What happens after this is the obvious search and rescue routine. The spread of the story also has an effect on the school, which begins to fail financially, and the head mistress turns to drink. In these searches only one girl is ever found. She also has no memory of what happened. I'm trying not to go into too many details of the narrative itself, as I feel that it is pretty self explanatory from a small synopsis. What is incredible, and distinctive about the film is its visual beauty. This is not to say that the story is not good. It is a story of loss and the effects this has on the people involved and surrounding the incident. Much like the effects that the death of Laura Palmer had on the population of Twin Peaks.
This was Peter Weirs second feature film after the excellent pseudo- exploitation movie The Cars That Ate Paris. It is a piece of cinema that displays great direction, and an ability to work with actors. This is completely founded by Weirs subsequent work. This film also opened him up to American offers, as it was viewed as a prestige picture, more than likely viewed in the same vein as British costume dramas are in Hollywood.
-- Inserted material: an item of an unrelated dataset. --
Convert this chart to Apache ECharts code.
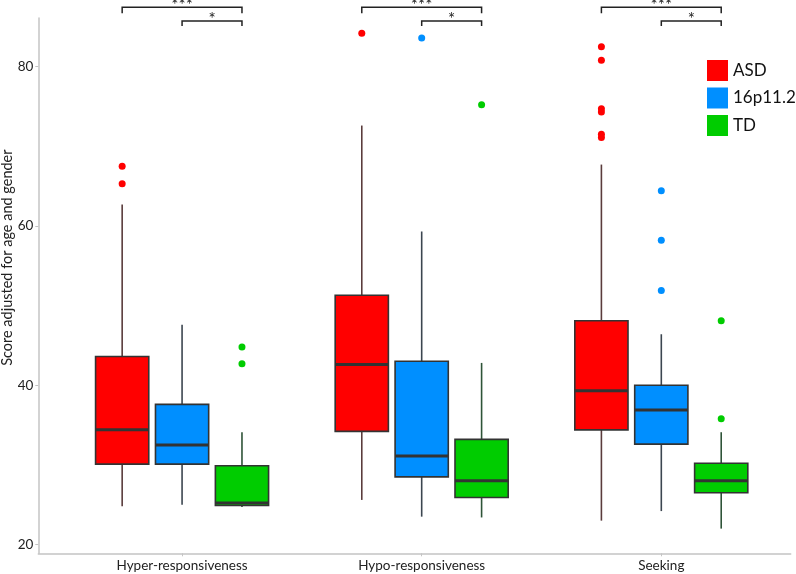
<!DOCTYPE html>
<html>
<head>
<meta charset="utf-8">
<script src="https://cdn.jsdelivr.net/npm/echarts@6/dist/echarts.min.js"></script>
<style>
  html, body { margin: 0; padding: 0; background: #fff; }
  #chart { width: 796px; height: 574px; }
</style>
</head>
<body>
<div id="chart"></div>
<script>
var categories = ['Hyper-responsiveness', 'Hypo-responsiveness', 'Seeking'];
var groups = ['ASD', '16p11.2', 'TD'];
var yTicks = [20, 40, 60, 80];

// [lower whisker, q1, median, q3, upper whisker] for each category
var asdBox = [[24.8, 30.1, 34.4, 43.6, 62.7], [25.6, 34.2, 42.6, 51.3, 72.6], [23.0, 34.4, 39.3, 48.1, 67.7]];
var p16Box = [[25.0, 30.1, 32.5, 37.6, 47.6], [23.5, 28.5, 31.1, 43.0, 59.3], [24.2, 32.6, 36.9, 40.0, 46.4]];
var tdBox  = [[24.7, 24.9, 25.2, 29.9, 34.1], [23.4, 25.9, 28.0, 33.2, 42.8], [22.0, 26.5, 28.0, 30.2, 34.1]];

// outliers for each category
var asdOut = [[67.5, 65.3], [84.2], [82.5, 80.8, 74.7, 74.3, 71.5, 71.1]];
var p16Out = [[], [83.6], [64.4, 58.2, 51.9]];
var tdOut  = [[44.8, 42.7], [75.2], [48.1, 35.8]];

// significance brackets: [from group, to group, label], same in each category
var brackets = [[0, 2, '***'], [1, 2, '*']];

var boxes = [asdBox, p16Box, tdBox];
var outliers = [asdOut, p16Out, tdOut];
var colors = ['#ff0000', '#008fff', '#00cc00'];
var whiskerColors = ['#5a3c3c', '#3c4650', '#2f5438'];
var groupOffset = [-0.25, 0, 0.25];
var boxWidth = 0.222;
var font = 'Lato, "Open Sans", sans-serif';

function boxRenderer(g) {
    return function (params, api) {
        var x = api.value(0) + groupOffset[g];
        var half = api.size([boxWidth, 0])[0] / 2;
        var p = [1, 2, 3, 4, 5].map(function (i) { return api.coord([x, api.value(i)]); });
        var cx = p[0][0];
        var ws = { stroke: whiskerColors[g], lineWidth: 1.6 };
        return {
            type: 'group',
            children: [
                { type: 'line', shape: { x1: cx, y1: p[0][1], x2: cx, y2: p[1][1] }, style: ws },
                { type: 'line', shape: { x1: cx, y1: p[3][1], x2: cx, y2: p[4][1] }, style: ws },
                { type: 'rect', shape: { x: cx - half, y: p[3][1], width: half * 2, height: p[1][1] - p[3][1] },
                  style: { fill: colors[g], stroke: '#333', lineWidth: 1.6 } },
                { type: 'line', shape: { x1: cx - half, y1: p[2][1], x2: cx + half, y2: p[2][1] },
                  style: { stroke: '#333', lineWidth: 3 } }
            ]
        };
    };
}

function bracketRenderer(params, api) {
    var cat = api.value(0);
    var top = api.coord([cat, 86.1])[1];
    var children = [];
    brackets.forEach(function (b, i) {
        var x1 = api.coord([cat + groupOffset[b[0]], 0])[0];
        var x2 = api.coord([cat + groupOffset[b[1]], 0])[0];
        var y = top - 10.7 + i * 13.7;
        var drop = i === 0 ? 6 : 5;
        children.push({
            type: 'polyline',
            shape: { points: [[x1, y + drop], [x1, y], [x2, y], [x2, y + drop]] },
            style: { stroke: '#222', lineWidth: 1.5, fill: null }
        });
        children.push({
            type: 'text',
            style: { text: b[2], x: (x1 + x2) / 2, y: y + 7, align: 'center', verticalAlign: 'bottom',
                     fill: '#222', font: '17px ' + font }
        });
    });
    return { type: 'group', children: children };
}

var series = [];
groups.forEach(function (name, g) {
    series.push({
        name: name,
        type: 'custom',
        itemStyle: { color: colors[g] },
        renderItem: boxRenderer(g),
        encode: { x: 0, y: [1, 2, 3, 4, 5] },
        data: boxes[g].map(function (b, c) { return [c + 1].concat(b); }),
        z: 2
    });
    var pts = [];
    outliers[g].forEach(function (vals, c) {
        vals.forEach(function (v) { pts.push([c + 1 + groupOffset[g], v]); });
    });
    series.push({
        name: name,
        type: 'scatter',
        symbolSize: 7,
        itemStyle: { color: colors[g], opacity: 1 },
        data: pts,
        z: 3
    });
});
series.push({
    type: 'custom',
    renderItem: bracketRenderer,
    clip: false,
    silent: true,
    encode: { x: 0 },
    data: categories.map(function (c, i) { return [i + 1]; })
});

var chart = echarts.init(document.getElementById('chart'));
chart.setOption({
    animation: false,
    grid: { left: 38.3, right: 5.3, top: 18, bottom: 20.7, outerBoundsMode: 'none' },
    legend: {
        data: groups,
        orient: 'vertical',
        left: 707,
        top: 60,
        padding: 0,
        icon: 'rect',
        itemWidth: 21,
        itemHeight: 21,
        itemGap: 6.5,
        itemStyle: { borderWidth: 0 },
        textStyle: { fontSize: 17, color: '#111', fontFamily: font }
    },
    xAxis: {
        type: 'value',
        min: 0.4,
        max: 3.54,
        splitLine: { show: false },
        axisLine: { lineStyle: { color: '#c4c4c4', width: 1.5 } },
        axisTick: { customValues: [1, 2, 3], length: 3, lineStyle: { color: '#c4c4c4' } },
        axisLabel: {
            customValues: [1, 2, 3],
            formatter: function (v) { return categories[Math.round(v) - 1]; },
            color: '#222', fontSize: 13.5, fontFamily: font, margin: 5
        }
    },
    yAxis: {
        type: 'value',
        min: 18.9,
        max: 86.1,
        name: 'Score adjusted for age and gender',
        nameLocation: 'middle',
        nameGap: 23,
        nameMoveOverlap: false,
        nameTextStyle: { color: '#222', fontSize: 14.5, fontFamily: font, padding: [0, 0, 0, 56] },
        splitLine: { show: false },
        axisLine: { show: true, lineStyle: { color: '#c4c4c4', width: 1.5 } },
        axisTick: { show: true, customValues: yTicks, length: 3, lineStyle: { color: '#c4c4c4' } },
        axisLabel: { customValues: yTicks, color: '#222', fontSize: 13.5, fontFamily: font, margin: 5 }
    },
    series: series
});
</script>
</body>
</html>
It also opened up Australia as a significant contender in the world cinema market.
The opening half of the film, particularly the scenes around the rock have an ethereal quality. This is exacerbated by a sound design that creates an unnerving atmosphere. The various sounds of wind reverberating through rocks, crevices and trees portray an impending sense of doom. The visuals also stunning here complimenting the sound design and incredible musical score. The visuals have a hazy, dream-like quality in these scenes. Cinematographer, Russell Boyd did clearly do a good job, even in the eyes of Weir, as they collaborated on much of his subsequent work.
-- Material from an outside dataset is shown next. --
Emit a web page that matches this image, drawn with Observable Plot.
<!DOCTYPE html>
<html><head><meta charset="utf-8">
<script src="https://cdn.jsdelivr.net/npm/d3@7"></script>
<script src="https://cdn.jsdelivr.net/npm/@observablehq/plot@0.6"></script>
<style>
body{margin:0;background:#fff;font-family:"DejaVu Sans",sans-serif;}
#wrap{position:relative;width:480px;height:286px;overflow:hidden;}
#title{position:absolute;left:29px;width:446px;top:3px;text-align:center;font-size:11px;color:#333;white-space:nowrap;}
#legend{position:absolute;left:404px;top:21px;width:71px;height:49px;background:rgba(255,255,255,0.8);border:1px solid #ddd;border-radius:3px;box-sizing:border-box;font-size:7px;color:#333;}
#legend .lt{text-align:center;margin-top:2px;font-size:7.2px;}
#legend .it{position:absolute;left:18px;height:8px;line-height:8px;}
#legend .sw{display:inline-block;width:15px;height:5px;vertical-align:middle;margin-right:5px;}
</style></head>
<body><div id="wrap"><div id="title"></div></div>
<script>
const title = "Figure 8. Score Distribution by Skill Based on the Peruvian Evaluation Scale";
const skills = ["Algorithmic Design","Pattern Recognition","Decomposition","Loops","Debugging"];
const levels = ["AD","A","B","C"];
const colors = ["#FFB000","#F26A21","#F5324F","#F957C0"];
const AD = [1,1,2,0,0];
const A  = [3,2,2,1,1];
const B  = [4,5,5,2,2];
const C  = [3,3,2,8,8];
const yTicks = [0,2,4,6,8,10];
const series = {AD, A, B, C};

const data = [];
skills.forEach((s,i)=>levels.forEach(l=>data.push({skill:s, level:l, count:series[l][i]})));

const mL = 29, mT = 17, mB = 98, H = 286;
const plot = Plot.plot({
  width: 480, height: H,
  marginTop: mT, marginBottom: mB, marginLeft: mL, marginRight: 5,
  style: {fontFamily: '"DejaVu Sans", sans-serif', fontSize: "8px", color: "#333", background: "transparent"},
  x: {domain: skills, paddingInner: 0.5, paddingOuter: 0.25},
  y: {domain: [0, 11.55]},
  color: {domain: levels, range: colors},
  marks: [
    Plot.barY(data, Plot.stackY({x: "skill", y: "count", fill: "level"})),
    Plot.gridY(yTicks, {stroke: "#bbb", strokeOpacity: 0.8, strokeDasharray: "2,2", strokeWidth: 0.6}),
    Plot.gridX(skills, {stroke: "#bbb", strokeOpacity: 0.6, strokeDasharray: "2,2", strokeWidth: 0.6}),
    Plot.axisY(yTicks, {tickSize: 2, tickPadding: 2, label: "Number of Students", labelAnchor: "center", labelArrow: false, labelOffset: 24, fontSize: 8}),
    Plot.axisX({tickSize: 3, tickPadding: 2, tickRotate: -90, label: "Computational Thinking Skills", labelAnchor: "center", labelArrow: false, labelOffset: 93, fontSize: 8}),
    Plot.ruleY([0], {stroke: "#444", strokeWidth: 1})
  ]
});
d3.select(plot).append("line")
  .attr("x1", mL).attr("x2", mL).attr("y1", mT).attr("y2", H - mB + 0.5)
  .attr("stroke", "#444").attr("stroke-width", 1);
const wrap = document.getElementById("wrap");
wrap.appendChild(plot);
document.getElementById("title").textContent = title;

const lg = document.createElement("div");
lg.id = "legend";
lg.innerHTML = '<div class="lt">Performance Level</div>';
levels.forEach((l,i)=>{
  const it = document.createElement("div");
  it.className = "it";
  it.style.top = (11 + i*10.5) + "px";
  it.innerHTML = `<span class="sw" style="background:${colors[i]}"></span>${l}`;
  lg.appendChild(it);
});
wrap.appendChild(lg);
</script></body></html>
Two of the four girls and the teacher who went searching for them were never found (and still their disappearance is a mystery). I like this kind of ambiguity. It is a natural element of life, and a narrative form that should be utilised more often. I thoroughly enjoyed the piece, and found its visual beauty illuminating.
A profound mystery hangs over this story. Yet, the film's theme is
crystal clear. "Picnic At Hanging Rock" presents viewers with a
scathing indictment of phony Victorian values.
Set in Australia in the year 1900, the film tells the fictional story of a group of young girls who journey to a local natural attraction, a rugged volcanic mountain, with its big rocks, lush vegetation, strange birds, insects, and small reptiles. The planned one-day outing is to be a pleasant diversion from the girls' cloistered lives at a boarding school, lorded over by Mrs. Appleyard (Rachel Roberts), a dreadful woman with an authoritarian attitude and a stiff, beehive-like hairdo, who tries to pump Victorian values into the girls.
Director Peter Weir really lays it on thick, with those horridly starchy clothes, rigid rules, ascetic lifestyle, underlain by the school's puritanical philosophy. If some of the plot segments at the boarding school had been excised, the plot would have moved faster. And that unctuous narrow-mindedness would still have come through. Also, the girls, being roughly the same age and dressed almost alike, are hard to differentiate.
Despite these complaints, the film exudes a wonderful aura of mystery, at least at Hanging Rock itself. Four of the girls go off on their own for a little adventure. Up through the jagged rocks they climb. Only one returns. What happened to the others? Naturally, with everyone at the school so accustomed to programmed behavior and rigid order, conflict and chaos ensue.
This is a film that encourages the viewer to think. On the mountain, one of the girls who goes missing blurts out to no one in particular: "A surprising number of human beings are without purpose, though it is probable that they are performing some function unknown to themselves". It's like she's part of the mountain itself. Strange. Unsettling.
Events at Hanging Rock lead to an unfathomable mystery. Alternate explanations can be suggested, but none are really satisfying. We come to a dead-end, wherein logic fails. And that's what makes this film so very, very intriguing.